DESCRIPTION OF THE TASK>
Skip the pictures and repeat each line of the data exactly.

DATA PROVIDED>
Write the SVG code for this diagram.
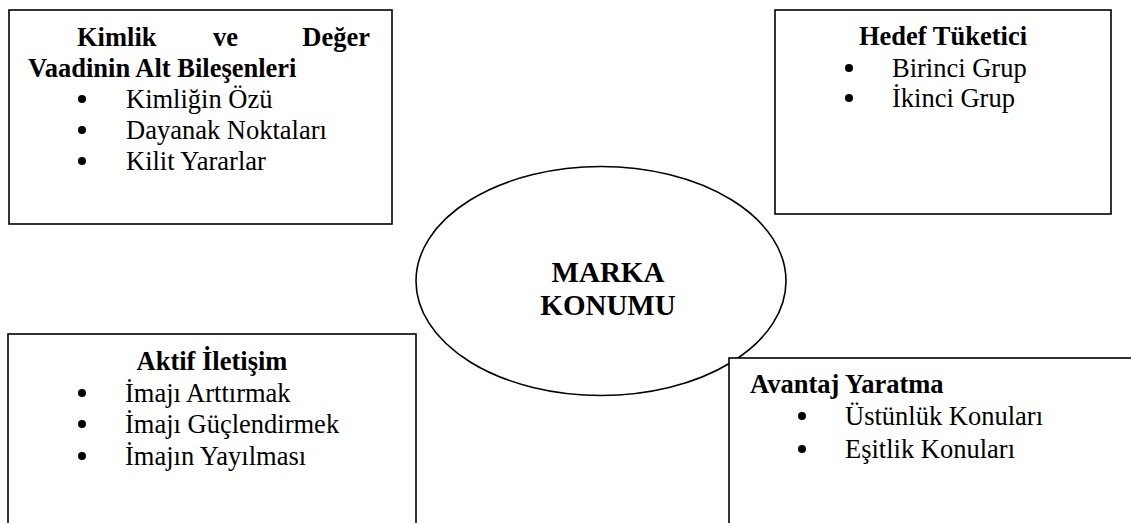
<svg xmlns="http://www.w3.org/2000/svg" width="1131" height="523" viewBox="0 0 1131 523">
  <style>
    text { font-family: "Liberation Serif", "DejaVu Serif", serif; fill: #000000; }
    .box { fill: #ffffff; stroke: #000000; stroke-width: 1.6; }
    .oval { fill: #ffffff; stroke: #000000; stroke-width: 1.6; }
    .head { font-size: 26.5px; font-weight: 700; }
    .item { font-size: 26.5px; font-weight: 400; font-style: normal; }
    .center { font-size: 29px; font-weight: 700; text-anchor: middle; }
    .dot { fill: #000000; stroke: none; }
  </style>
  <rect width="1131" height="523" fill="#ffffff"/>

  <!-- central oval -->
  <g id="marka-konumu">
    <ellipse class="oval" cx="601" cy="281" rx="185" ry="114.5"/>
    <text class="center" x="608" y="282">MARKA</text>
    <text class="center" x="608" y="315">KONUMU</text>
  </g>

  <!-- top-left: identity and value proposition -->
  <g id="kimlik">
    <rect class="box" x="9" y="10" width="383" height="214"/>
    <text class="head" x="77" y="46">Kimlik</text>
    <text class="head" x="213" y="46">ve</text>
    <text class="head" x="370" y="46" text-anchor="end">Değer</text>
    <text class="head" x="28" y="77">Vaadinin Alt Bileşenleri</text>
    <circle class="dot" cx="82" cy="99" r="4"/>
    <text class="item" x="126" y="108">Kimliğin Özü</text>
    <circle class="dot" cx="82" cy="130" r="4"/>
    <text class="item" x="126" y="139">Dayanak Noktaları</text>
    <circle class="dot" cx="82" cy="161" r="4"/>
    <text class="item" x="126" y="170">Kilit Yararlar</text>
  </g>

  <!-- top-right: target consumer -->
  <g id="hedef-tuketici">
    <rect class="box" x="775" y="10" width="336" height="204"/>
    <text class="head" x="943" y="45" text-anchor="middle">Hedef Tüketici</text>
    <circle class="dot" cx="849" cy="68" r="4"/>
    <text class="item" x="892" y="77">Birinci Grup</text>
    <circle class="dot" cx="849" cy="98" r="4"/>
    <text class="item" x="892" y="107">İkinci Grup</text>
  </g>

  <!-- bottom-left: active communication -->
  <g id="aktif-iletisim">
    <rect class="box" x="8" y="334" width="408" height="200"/>
    <text class="head" x="212" y="370" text-anchor="middle">Aktif İletişim</text>
    <circle class="dot" cx="82" cy="393" r="4"/>
    <text class="item" x="125" y="402">İmajı Arttırmak</text>
    <circle class="dot" cx="82" cy="424" r="4"/>
    <text class="item" x="125" y="433">İmajı Güçlendirmek</text>
    <circle class="dot" cx="82" cy="456" r="4"/>
    <text class="item" x="125" y="465">İmajın Yayılması</text>
  </g>

  <!-- bottom-right: creating advantage -->
  <g id="avantaj-yaratma">
    <rect class="box" x="729" y="358" width="420" height="180"/>
    <text class="head" x="750" y="393">Avantaj Yaratma</text>
    <circle class="dot" cx="802" cy="416" r="4"/>
    <text class="item" x="845" y="425">Üstünlük Konuları</text>
    <circle class="dot" cx="802" cy="449" r="4"/>
    <text class="item" x="845" y="458">Eşitlik Konuları</text>
  </g>

  <!-- no connectors are drawn between the blocks -->
  <g id="connectors"/>
</svg>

EXERCISE ANSWER>
Write the SVG code for this diagram.
<svg xmlns="http://www.w3.org/2000/svg" width="1131" height="523" viewBox="0 0 1131 523">
  <style>
    text { font-family: "Liberation Serif", "DejaVu Serif", serif; fill: #000000; }
    .box { fill: #ffffff; stroke: #000000; stroke-width: 1.6; }
    .oval { fill: #ffffff; stroke: #000000; stroke-width: 1.6; }
    .head { font-size: 26.5px; font-weight: 700; }
    .item { font-size: 26.5px; font-weight: 400; font-style: normal; }
    .center { font-size: 29px; font-weight: 700; text-anchor: middle; }
    .dot { fill: #000000; stroke: none; }
  </style>
  <rect width="1131" height="523" fill="#ffffff"/>

  <!-- central oval -->
  <g id="marka-konumu">
    <ellipse class="oval" cx="601" cy="281" rx="185" ry="114.5"/>
    <text class="center" x="608" y="282">MARKA</text>
    <text class="center" x="608" y="315">KONUMU</text>
  </g>

  <!-- top-left: identity and value proposition -->
  <g id="kimlik">
    <rect class="box" x="9" y="10" width="383" height="214"/>
    <text class="head" x="77" y="46">Kimlik</text>
    <text class="head" x="213" y="46">ve</text>
    <text class="head" x="370" y="46" text-anchor="end">Değer</text>
    <text class="head" x="28" y="77">Vaadinin Alt Bileşenleri</text>
    <circle class="dot" cx="82" cy="99" r="4"/>
    <text class="item" x="126" y="108">Kimliğin Özü</text>
    <circle class="dot" cx="82" cy="130" r="4"/>
    <text class="item" x="126" y="139">Dayanak Noktaları</text>
    <circle class="dot" cx="82" cy="161" r="4"/>
    <text class="item" x="126" y="170">Kilit Yararlar</text>
  </g>

  <!-- top-right: target consumer -->
  <g id="hedef-tuketici">
    <rect class="box" x="775" y="10" width="336" height="204"/>
    <text class="head" x="943" y="45" text-anchor="middle">Hedef Tüketici</text>
    <circle class="dot" cx="849" cy="68" r="4"/>
    <text class="item" x="892" y="77">Birinci Grup</text>
    <circle class="dot" cx="849" cy="98" r="4"/>
    <text class="item" x="892" y="107">İkinci Grup</text>
  </g>

  <!-- bottom-left: active communication -->
  <g id="aktif-iletisim">
    <rect class="box" x="8" y="334" width="408" height="200"/>
    <text class="head" x="212" y="370" text-anchor="middle">Aktif İletişim</text>
    <circle class="dot" cx="82" cy="393" r="4"/>
    <text class="item" x="125" y="402">İmajı Arttırmak</text>
    <circle class="dot" cx="82" cy="424" r="4"/>
    <text class="item" x="125" y="433">İmajı Güçlendirmek</text>
    <circle class="dot" cx="82" cy="456" r="4"/>
    <text class="item" x="125" y="465">İmajın Yayılması</text>
  </g>

  <!-- bottom-right: creating advantage -->
  <g id="avantaj-yaratma">
    <rect class="box" x="729" y="358" width="420" height="180"/>
    <text class="head" x="750" y="393">Avantaj Yaratma</text>
    <circle class="dot" cx="802" cy="416" r="4"/>
    <text class="item" x="845" y="425">Üstünlük Konuları</text>
    <circle class="dot" cx="802" cy="449" r="4"/>
    <text class="item" x="845" y="458">Eşitlik Konuları</text>
  </g>

  <!-- no connectors are drawn between the blocks -->
  <g id="connectors"/>
</svg>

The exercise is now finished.